In many parts of the globe, spraying your thoughts on public property still carries a host of negative connotations. After all, this practice was first and foremost a medium to propagate political and cultural messages that often don’t resonate with the political establishment.


In recent decades, however, graffiti is associated more and more with whimsical murals rather than guerilla tagging, thus blurring the line between vandalism and art.
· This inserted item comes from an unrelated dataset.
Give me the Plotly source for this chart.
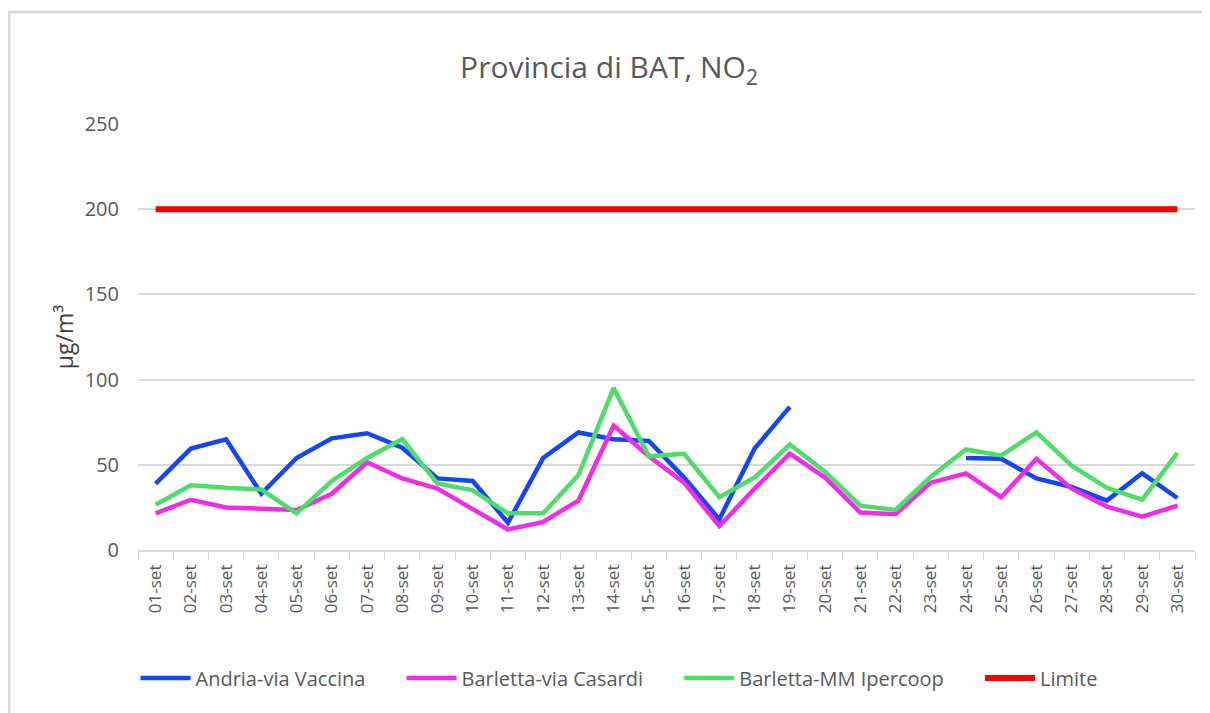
import plotly.graph_objects as go

days = [f"{d:02d}-set" for d in range(1, 31)]

andria = [39, 59.5, 65, 33, 54, 65.5, 68.5, 60, 42, 40.5,
          16, 54, 69, 65, 64, 42.5, 18, 59.5, 84, None,
          None, None, None, 54, 53.5, 42, 37, 29, 45, 30.5]
casardi = [21.5, 29.5, 25, 24, 23.5, 33, 51.5, 42, 36, 24,
           12, 16.5, 29, 73, 55, 39.5, 14, 36, 56.5, 42.5,
           22, 21, 39.5, 45, 31, 53.5, 36, 25.5, 19.5, 26]
ipercoop = [26.5, 38, 36.5, 35.5, 21.5, 40.5, 54, 65, 39, 35,
            21.5, 21.5, 44, 95, 55, 56.5, 31, 42.5, 62, 46,
            26, 23.5, 43, 59, 55.5, 69, 49.5, 36.5, 29.5, 57]
limite = [200] * 30

names = ["Andria-via Vaccina", "Barletta-via Casardi", "Barletta-MM Ipercoop", "Limite"]
values = [andria, casardi, ipercoop, limite]
colors = ["#1446F5", "#F02CE6", "#50DC6A", "#FF0000"]
widths = [4.5, 4.5, 4.5, 6]

FONT = "Open Sans, sans-serif"
GREY = "#595959"

W, H = 1202, 705
L, R, T, B = 130, 15, 116, 163
PW = W - L - R
PH = H - T - B

PAD = "\u00a0" * 6

fig = go.Figure()
for i, (name, vals, color, w) in enumerate(zip(names, values, colors, widths)):
    label = name + (PAD if i < len(names) - 1 else "")
    fig.add_trace(go.Scatter(x=days, y=vals, name=label, mode="lines",
                             line=dict(color=color, width=w),
                             connectgaps=False))

fig.update_layout(
    width=W, height=H,
    margin=dict(l=L, r=R, t=T, b=B, autoexpand=False),
    paper_bgcolor="white", plot_bgcolor="white",
    font=dict(family=FONT, color=GREY, size=16),
    title=dict(text="Provincia di BAT, NO<sub>2</sub>", x=0.5, xanchor="center",
               y=0.915, yanchor="middle", font=dict(size=30, color=GREY, family=FONT)),
    showlegend=True,
    legend=dict(orientation="h", x=(611 - L) / PW, xanchor="center",
                y=(PH - (670 - T)) / PH, yanchor="middle",
                font=dict(size=20, color=GREY, family=FONT), itemwidth=50,
                tracegroupgap=0),
    shapes=[
        dict(type="line", xref="paper", yref="paper",
             x0=0 - L / PW, x1=1 + R / PW,
             y0=1 + (T - 4) / PH, y1=1 + (T - 4) / PH,
             line=dict(color="#d9d9d9", width=3)),
        dict(type="line", xref="paper", yref="paper",
             x0=-(L - 1) / PW, x1=-(L - 1) / PW,
             y0=1 + (T - 4) / PH, y1=-B / PH,
             line=dict(color="#d9d9d9", width=3)),
    ],
)
fig.update_xaxes(
    type="category", range=[-0.5, 29.5], tickangle=-90, showgrid=False,
    showline=True, linecolor="#d9d9d9", linewidth=1.5,
    ticks="outside", tickson="boundaries", ticklen=8, tickcolor="#d9d9d9",
    ticklabelstandoff=6,
    tickfont=dict(size=17, color=GREY, family=FONT),
)
fig.update_yaxes(
    range=[0, 250], dtick=50, showgrid=True, gridcolor="#d9d9d9", gridwidth=1.5,
    zeroline=False, showline=False, ticklabelstandoff=18,
    tickfont=dict(size=20, color=GREY, family=FONT),
    title=dict(text="µg/m³", font=dict(size=23, color="#404040", family=FONT), standoff=4),
)

fig.write_html("out.html")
For years on end, Rush Lane in downtown Toronto was dotted with gobs of illicit street artworks, just meters away from the parallel Queen Street, one of the city’s primary thoroughfares.

In 2012, the local authorities opted to make lemonade out of the lemons by legalizing street art throughout the alleyway, aptly renaming it “Graffiti Alley”. Shortly thereafter, a citywide initiative entitled “StreetARToronto” (aka StART) was established to regulate the types of art taggers are allowed to create, and by doing so, reducing the extent of the unsightly cacophony which previously reigned supreme.


In the years that followed, the exterior walls along the alleyway became a canvas for illustrious artists, including uber5000, Skam, ELICSER, Spud and Poser, among many others. Due to their transient nature, many of the murals here only grace the walls for a few years at best, as those are replaced periodically by newer creations.


Spanning across three blocks, the one-kilometer-long lane now boasts a nonpareil hodgepodge of vibrant and colorful murals, many of which depict the lesser-known facets of Toronto, while others feature a dash of psychedelic art. The graffitied street also occasionally hosts a couple of events, the most notable among them is a legal painting session that lasts for 24 hours.